What must be established is what limitations exist on current Government expenditure and what the possibilities are for utilising existing resources (police or other government departments).
Various mechanism must be devised for proper co-ordination and distribution of such resources wherever located. Ideally such responsibility should be located in the provincial ministries.
g. Relationship to other units operating in the area
Section 22 (2)(d) speaks only of "visible policing services". Given the problems relating to the public order policing unit as well as the operation of other units eg. detectives in the community, it is crucial that the ambit of the forums intervention is not limited to visible policing only. These units must be located within the ambit of the forums in order to allow the community to exercise its constitutional rights in relation to all areas of policing.
This is an essential and crucial inclusion in the Bill. It addresses the problem of satellite stations and also provides for establishment of forums at different points in vast areas managed by only one police station. The relationship of the sub-forum to the forum needs to be clarified and spelt out.
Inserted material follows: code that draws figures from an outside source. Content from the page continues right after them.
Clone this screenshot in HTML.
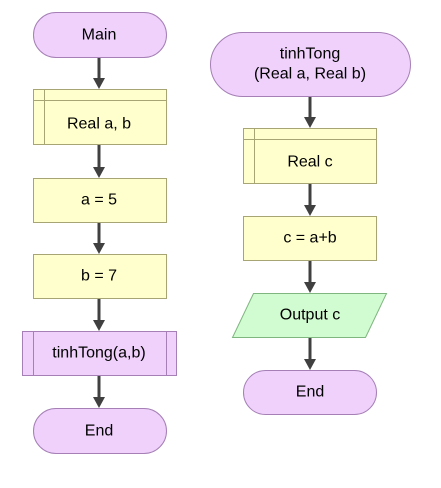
<!DOCTYPE html>
<html><head><style>
body{margin:0;width:441px;height:483px;background:#fff;overflow:hidden}
svg text{font-family:"Liberation Sans",Arial,sans-serif;font-size:16px;fill:#000;text-anchor:middle;dominant-baseline:central}
</style></head><body>
<svg width="441" height="483" xmlns="http://www.w3.org/2000/svg">
<g stroke="#404040" stroke-width="3">
<line x1="99" y1="57" x2="99" y2="80"/>
<line x1="99" y1="144" x2="99" y2="169"/>
<line x1="99" y1="222" x2="99" y2="245"/>
<line x1="99" y1="298" x2="99" y2="322"/>
<line x1="99" y1="375" x2="99" y2="399"/>
<line x1="310" y1="96" x2="310" y2="119"/>
<line x1="310" y1="183" x2="310" y2="207"/>
<line x1="310" y1="260" x2="310" y2="284"/>
<line x1="310" y1="337" x2="310" y2="361"/>
</g>
<g fill="#404040">
<polygon points="93,78 105,78 99,89"/>
<polygon points="93,167 105,167 99,178"/>
<polygon points="93,243 105,243 99,254"/>
<polygon points="93,320 105,320 99,331"/>
<polygon points="93,397 105,397 99,408"/>
<polygon points="304,117 316,117 310,128"/>
<polygon points="304,205 316,205 310,216"/>
<polygon points="304,282 316,282 310,293"/>
<polygon points="304,359 316,359 310,370"/>
</g>
<g stroke-width="1">
<rect x="33.5" y="12.5" width="133" height="45" rx="22.5" fill="#efd1fb" stroke="#a57fb5"/>
<rect x="33.5" y="89.5" width="133" height="55" fill="#ffffcd" stroke="#a8a574"/>
<line x1="44.5" y1="89.5" x2="44.5" y2="144.5" stroke="#a8a574"/>
<line x1="33.5" y1="100.5" x2="166.5" y2="100.5" stroke="#a8a574"/>
<rect x="33.5" y="178.5" width="133" height="44" fill="#ffffcd" stroke="#a8a574"/>
<rect x="33.5" y="254.5" width="133" height="44" fill="#ffffcd" stroke="#a8a574"/>
<rect x="22.5" y="331.5" width="154" height="44" fill="#efd1fb" stroke="#a57fb5"/>
<line x1="33.5" y1="331.5" x2="33.5" y2="375.5" stroke="#a57fb5"/>
<line x1="166.5" y1="331.5" x2="166.5" y2="375.5" stroke="#a57fb5"/>
<rect x="33.5" y="408.5" width="133" height="45" rx="22.5" fill="#efd1fb" stroke="#a57fb5"/>
<rect x="210.5" y="32.5" width="200" height="64" rx="32" fill="#efd1fb" stroke="#a57fb5"/>
<rect x="243.5" y="128.5" width="133" height="55" fill="#ffffcd" stroke="#a8a574"/>
<line x1="254.5" y1="128.5" x2="254.5" y2="183.5" stroke="#a8a574"/>
<line x1="243.5" y1="139.5" x2="376.5" y2="139.5" stroke="#a8a574"/>
<rect x="243.5" y="216.5" width="133" height="44" fill="#ffffcd" stroke="#a8a574"/>
<polygon points="253.5,293.5 386.5,293.5 365.5,337.5 232.5,337.5" fill="#d1fbd1" stroke="#7fb57f"/>
<rect x="243.5" y="370.5" width="133" height="44" rx="22" fill="#efd1fb" stroke="#a57fb5"/>
</g>
<text x="99" y="35">Main</text>
<text x="99" y="124">Real a, b</text>
<text x="99" y="200">a = 5</text>
<text x="99" y="276">b = 7</text>
<text x="99" y="353">tinhTong(a,b)</text>
<text x="99" y="431">End</text>
<text x="310" y="54">tinhTong</text>
<text x="310" y="74">(Real a, Real b)</text>
<text x="310" y="162">Real c</text>
<text x="310" y="238">c = a+b</text>
<text x="310" y="315">Output c</text>
<text x="310" y="392">End</text>
</svg>
</body></html>
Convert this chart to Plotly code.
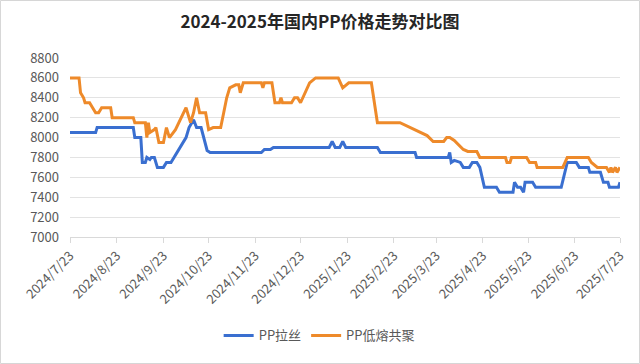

i. Police commitment to the process
As noted earlier all aspects of the Bill need to be examined to ensure a cohesive and entrenched commitment to the process. The involvement of senior personnel in the operation of the forums is crucial as well as a commitment by the police to consultation with the forums. This cannot and is not ensured by limiting the powers of these forums to advisory bodies. Mechanisms either by legislation or regulation of entrenching community participation in decision making processes which affect them need to be explored.